While the program concentrates on graduate students, grants are available to other qualified persons. Applicants for grants should have the ability to conduct advanced study in those aspects of American military history and museum activities directly related to the U.S. Marine Corps.
Areas and Topics of Study
Applicants may suggest study projects, or the staff of the History Division can provide guidance for selection of an appropriate topic. In either case, the researcher has considerable latitude in choosing a topic. The research, for example, may encompass such diverse topics as wars, institutions, organization and administration, policy, biography, civil affairs and civic action, civil-military relations, weaponry and technology, manpower, training and education, strategy, tactics, and logistics, as well as the interaction of diplomatic, political, economic, social, and intellectual trends affecting American military affairs during peace and war. Research may also deal with such museum curatorial fields as exhibit design, military art, ordnance, uniforms, equipment, aviation, and other related topics.
The program gives preference to projects covering the pre-1991 period where records are declassified or can be most readily declassified and made available to scholars. In all cases, the research must result in a finite product which directly furthers or illuminates some aspect of the history of the Marine Corps. Examples of such finite products are an article for a professional journal, a publishable monograph or essay, a bibliography, a work of art, a museum display, or a diorama.
Location of Study
Since the purposes of these grants include the desire to expose fellows to research in the main Federal archival centers, and to encourage the use of Marine Corps historical archives and museum collections, recipients are encouraged to do part of their research in the Quantico, Virginia-Washington, D.C., area. This does not preclude research elsewhere.
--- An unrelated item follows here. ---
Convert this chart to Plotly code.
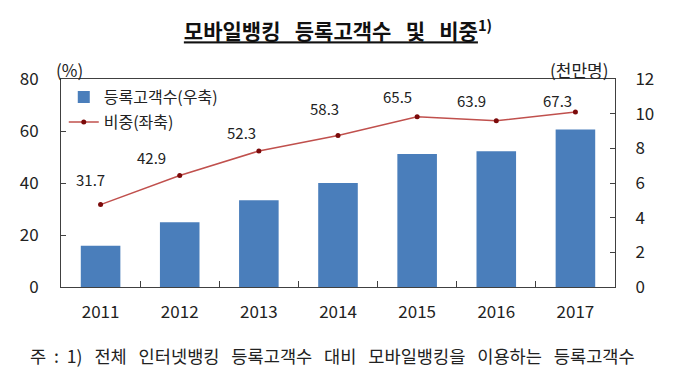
import plotly.graph_objects as go

years = ["2011", "2012", "2013", "2014", "2015", "2016", "2017"]
customers = [2.38, 3.73, 5.0, 6.0, 7.67, 7.83, 9.08]   # 천만명 (right axis)
share = [31.7, 42.9, 52.3, 58.3, 65.5, 63.9, 67.3]       # % (left axis)
share_labels = ["31.7", "42.9", "52.3", "58.3", "65.5", "63.9", "67.3"]
left_ticks = [0, 20, 40, 60, 80]
right_ticks = [0, 2, 4, 6, 8, 10, 12]

# label offsets (px) relative to each point
label_dx = [-10, -28, -17, -14, -20, -25, -18]
label_dy = [25, 18, 19, 27, 20, 20, 12]

FONT = "Noto Sans CJK KR"
BLUE = "#4A7EBB"
RED = "#C0504D"
AXIS = "#404040"
SP = "\u00a0"

# page has an 8px body margin; size the figure so plot area lands where the reference has it
OFF = 8
W, H = 700 - OFF, 369 - OFF
L, T = 57 - OFF, 79 - OFF
R, B = 700 - 615, 369 - 287

fig = go.Figure()
fig.add_trace(go.Bar(
    x=years, y=customers, name="등록고객수(우축)", yaxis="y2",
    marker=dict(color=BLUE, line=dict(width=0)), width=0.5,
    legend="legend", legendgroup="a",
))
fig.add_trace(go.Scatter(
    x=years, y=share, name="비중(좌축)", mode="lines+markers", yaxis="y",
    line=dict(color=RED, width=1.5),
    marker=dict(color="#7B0A0A", size=5),
    legend="legend2", legendgroup="b",
))

for i, (v, t, dx, dy) in enumerate(zip(share, share_labels, label_dx, label_dy)):
    fig.add_annotation(x=i, y=v, xref="x", yref="y", text=t, showarrow=False,
                       xshift=dx, yshift=dy, font=dict(family=FONT, size=15, color="#222"))

fig.add_annotation(x=(66 - 57) / 558, y=(287 - 70) / 208, xref="paper", yref="paper", text="(%)",
                   xanchor="center", yanchor="middle",
                   showarrow=False, font=dict(family=FONT, size=17, color="#222"))
fig.add_annotation(x=(579 - 57) / 558, y=(287 - 70) / 208, xref="paper", yref="paper", text="(천만명)",
                   xanchor="center", yanchor="middle",
                   showarrow=False, font=dict(family=FONT, size=17, color="#222"))
note_words = ["전체", "인터넷뱅킹", "등록고객수", "대비", "모바일뱅킹을", "이용하는", "등록고객수"]
note = "주" + SP * 2 + ":" + SP * 2 + "1)" + SP * 3 + (SP * 3).join(note_words)
fig.add_annotation(x=(24 - 57) / 558, y=(287 - 355) / 208, xref="paper", yref="paper",
                   xanchor="left", yanchor="middle", text=note,
                   showarrow=False, font=dict(family=FONT, size=17.6, color="#222"))

title_txt = (SP * 3).join(["모바일뱅킹", "등록고객수", "및", "비중"])
fig.update_layout(
    width=W, height=H,
    margin=dict(l=L, r=R, t=T, b=B),
    paper_bgcolor="white", plot_bgcolor="white",
    font=dict(family=FONT, size=15, color="#222"),
    title=dict(text="<b><u>" + title_txt + "</u><sup>1)</sup></b>",
               x=0.5, xref="paper", xanchor="center",
               y=1 - (32 - OFF) / H, yanchor="middle",
               font=dict(family=FONT, size=21, color="#111")),
    showlegend=True,
    xaxis=dict(
        type="category", range=[-0.5, 6.5],
        showline=True, linecolor=AXIS, linewidth=1, mirror=True,
        ticks="inside", ticklen=6, tickcolor=AXIS, tickson="boundaries",
        ticklabelstandoff=10, showgrid=False, zeroline=False,
        tickfont=dict(family=FONT, size=17, color="#222"),
    ),
    yaxis=dict(
        range=[0, 80], tickvals=left_ticks,
        showline=True, linecolor=AXIS, linewidth=1,
        ticks="inside", ticklen=5, tickcolor=AXIS,
        ticklabelstandoff=18, showgrid=False, zeroline=False,
        tickfont=dict(family=FONT, size=17, color="#222"),
    ),
    yaxis2=dict(
        range=[0, 12], tickvals=right_ticks, overlaying="y", side="right",
        showline=True, linecolor=AXIS, linewidth=1,
        ticks="inside", ticklen=5, tickcolor=AXIS,
        ticklabelstandoff=16, showgrid=False, zeroline=False,
        tickfont=dict(family=FONT, size=17, color="#222"),
    ),
    legend=dict(x=0.005, y=0.995, xanchor="left", yanchor="top",
                bgcolor="rgba(0,0,0,0)", font=dict(family=FONT, size=16, color="#222"),
                itemwidth=30),
    legend2=dict(x=0.005, y=0.875, xanchor="left", yanchor="top",
                 bgcolor="rgba(0,0,0,0)", font=dict(family=FONT, size=16, color="#222"),
                 itemwidth=30),
)

fig.write_html("out.html")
The location of other thesis research is at the recipient's discretion.
Payment and Expenses
Grants ordinarily will be paid in two installments, half on the initiation of the approved project, and half on its successful conclusion. There are no restrictions on how the recipients apply these funds.
Preliminary application for a grant involves the submission of a completed application form to the Director of Marine Corps History. The application and accompanying letter should outline the applicant's qualifications, and should either propose a specific topic or request a suggested topic based on the applicant's interests and qualifications. If the evaluation of the preliminary application is favorable, the applicant will be asked to make formal application. The formal application should include evidence of the applicant's professional qualifications through appropriate letters of recommendation, publications, or evidence of accomplishment in relevant fields. Students should provide academic transcripts. Final approval or disapproval of the grant request will be made following submission of the formal application.
Applications, preliminary or formal, will be considered throughout the year, and research in the Washington, D.C., area can be performed at any time mutually acceptable to the successful applicant and the History Division. A division historian will serve as the recipient's advisor for the duration of the grant.
Evaluation and Selection
The Director of Marine Corps History makes the final selection for grants less than $1,000; larger grants require the approval of the Marine Corps Heritage Foundation, the funding organization. All awards are made on merit, regardless of race, color, creed, or gender. Evaluation is based upon evidence of ability, including academic records, letters of recommendation, and upon the nature of the proposed research and its potential value to the Marine Corps' historical program.